皆さんは、実在した歴史上の有名な人物をモチーフにシナリオを書こうと思ったときに、どうゆうアプローチをされますか?
例えば、織田信長を描こうと思ったら、織田信長そのものを主人公にして描くでしょうか?
そして、その書いたシナリオをコンクールに応募するとしたら、どういった配慮が必要になると思いますでしょうか?


正直、歴史上の有名な人物を、コンクールに応募する作品の主人公そのものにするのは、非常に難しいと思います。
その理由は、有名な人物であれば、誰かしらが必ず小説など、他の媒体でフィクションとして描いているからです。
仮にそういったフィクションの原作が無いにしても、歴史学者などが、多くの資料をもとに研究されています。
ですので、新作として発表するからには、余程新しいエピソードを見つけなければ、審査員を目を引くのは無理でしょう。


昨日のゼミで、ある会員の方から、非常に可能性のある発表がありました。
その発表は、歴史上の有名な人物に光を当てつつも、描きたいその人は主人公にしないというものです。
コンクールの題材に関することなので、詳しくはお話しできませんが、とても面白い話になるのではないかと期待が膨らみました。
ただ、具体的なことは話せませんが、どうした面白くなるのかは述べることできますので、以下、その方法についてお話します。


三者である架空の人物を主人公に据える
主人公には、架空の人物を据えることをお勧めします。
その利点は、実在しない架空の人物を主人公に据えることで、歴史上有名な人物を、作者の主観とは思わせずに、作者の思い描く人物像として描くことができるからです。
実在した歴史上の人物には、当然のことですが、その時代に生きてきた実人生があります。
例えば、「織田信長
信長という人物は、歴史上の人物として、とても人気があるのですが、その生涯での功績は、後世で評価が割れる面があります。
彼を主人公にして描こうと思えば、作者のスタンスとして、信長の良い面、負の面いずれかに重きを置いて描かないと、非常に説得力のない話になってしまうでしょう。
要するに、信長像を作者の主観で描かなければならないのです。
当然、そこには作者の信長に対する思いを、読む者、観る者に押しつけてしまうことになります。

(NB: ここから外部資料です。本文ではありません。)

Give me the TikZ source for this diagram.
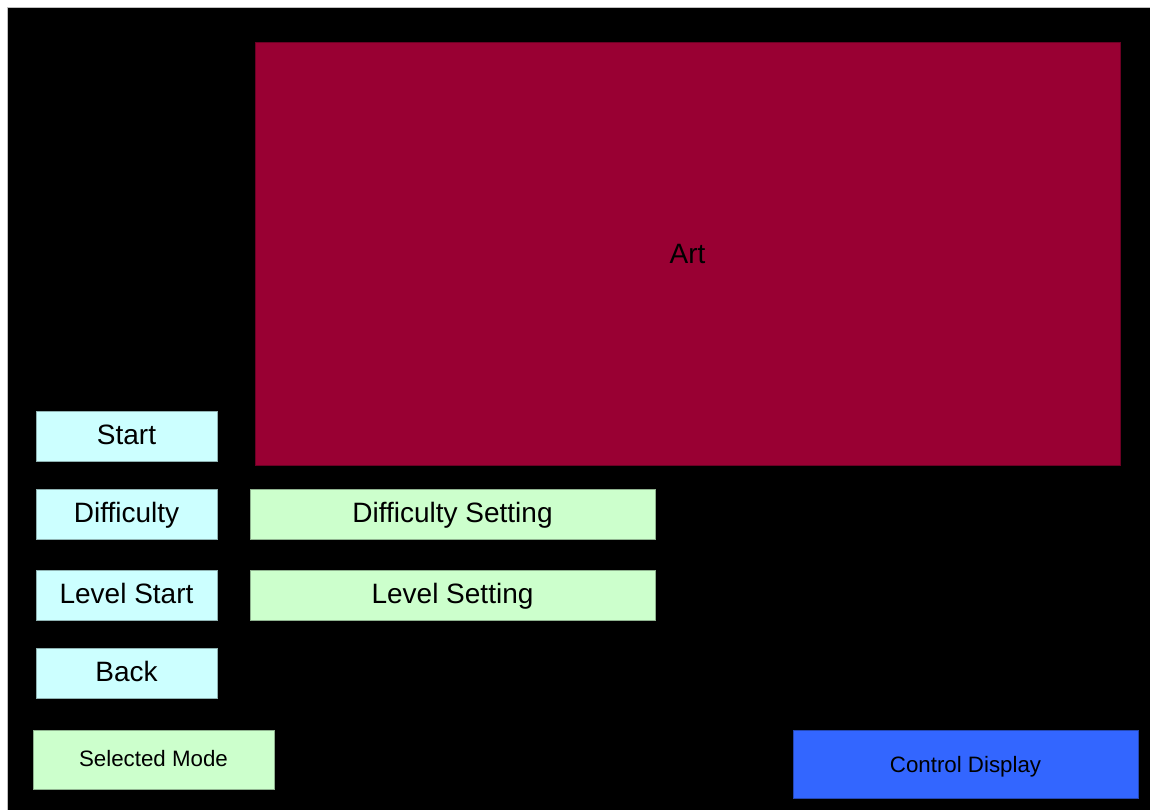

一方、第三者を主人公にして、その人物の視点で描いていけば、そこに客観性が生まれます。
実際は作者の描きたい信長像だとしても、そこに第三者である主人公の目が入ることで、強制的な押しつけにはならなくなります。
したがって、信長の良い面、負の面いずれもリアリティーのある人物として描くことができるのです。


あえて後世で評価の割れる人物を描く
シナリオコンクールで、歴史上有名な人物を描きたいと思えば、あえて後世での評価が分かれる人物を描くことです。
前の項目で、織田信長を例にとりましたが、後の世で評価が割れるような人物には、フィクションの材料として、非常に魅力があるということです。
例えば、遠山の金さんで有名な北町奉行遠山景元
彼は江戸庶民から絶大な人気がありましたが、同じ頃、庶民から嫌われ、悪名を轟かせた南町奉行、「鳥居耀蔵」という人物がいました。
彼に光を当ててみると、よりその時代がどういった時代だったのかがわかります。
いわゆるピカレスクものとしても面白いですし、人から嫌われながらも、鳥居耀蔵なりの正義を描くこともできます。
無論、前の項目で述べたように、鳥居耀蔵本人を主人公にするのではなく、主人公は第三者の立場にするのが良いと思います。
実際、耀蔵は当時の治安回復に大きな功績を遺した人でもありました。


他にも評価の割れる歴史上の人物はたくさんいますが、あまり多く例にとってしまうといけませんので、今回はここまでにさせていただきます。
とにかく歴史上有名な人物を描く際は、フィクションとして、客観性のある描き方をしていただきたいと思います。